Kilkenny auctioneer puts James Joyce’s iconic spectacles up for public sale
A COUNTY Kilkenny auctioneer is putting an iconic pair of spectacles worn by James while he wrote his major work Ulysses up for public sale today.
The original pair of pince-nez glasses are conservatively estimated to be worth up to €15,000.
The glasses are in good condition and come with a velvet lined morocco case from a Dublin optician, Yeates & Co. The pair also have a nose clip instead of earpieces, with gilt fittings and chain.

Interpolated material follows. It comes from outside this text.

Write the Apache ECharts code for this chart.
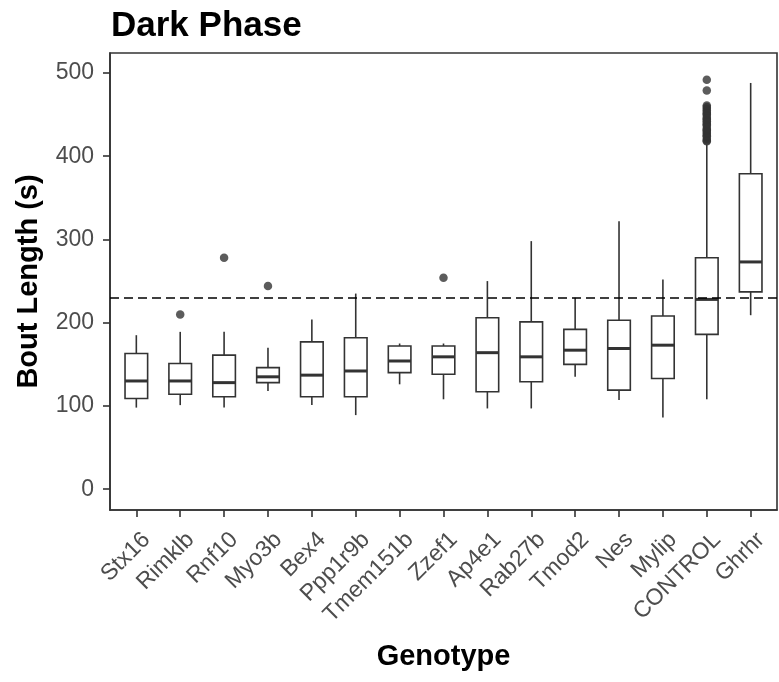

The glasses, which are being auctioned by Fonsie Mealy Auctioneers, are in good condition, come with a velvet lined morocco case from a Dublin optician, Yeates & Co. The pair also have a nose clip instead of earpieces, with gilt fittings and chain.
Castlecomer auctioneer George Mealy said: “The glasses are a tangible link to Joyce and they give the world a vision of what Joyce was seeing while writing Ulysses. Indeed they provide a chance to look through Joyce’s eyes. To have the glasses back out in public eye is exciting.
“From the collection of close boyhood friend Thomas Pugh, of the famous glass-making family, who also had eye issues, the glasses have an impeccable provenance and a wonderful item to have.
“The glasses are being sold by the Pugh family and there has been significant interest from China, Japan, Australia and the US. Joyce’s passport from the same era as the glasses sold in Sotheby’s more than three years ago for €88,000. Joyce had trouble with his eyes from early adulthood as did Pugh and the spectacles were gifted to him on one of his visits to Joyce in Paris.”
Joyce’s novel Ulysses was first serialised in parts in the American journal, The Little Review, from March 1918 to December 1920, and then published in its entirety in Paris by Sylvia Beach on February 2, 1922 on Joyce’s 40th birthday.
For years even the most eminent biographers of writer James Joyce have believed he was severely shortsighted.
But evidence in 2011 proves they were wrong he suffered from farsightedness, not shortsightedness.
The new diagnosis was revealed in the British Medical Journal after closer inspection of his prescription glasses.
Joyce, who died in 1941 had delicate health and the Spanish and Dutch researchers pointed out that, “in particular, his failing eyesight were a constant liability in his life and continued to affect and complicate the composition of his work”.
Two autographed letters sent by Joyce to Pugh both dated 1934 thanking him for sending photographs of Dublin along with requesting he visit his home in Paris are also up for grabs with respective guide prices of €6,000 and €8,000.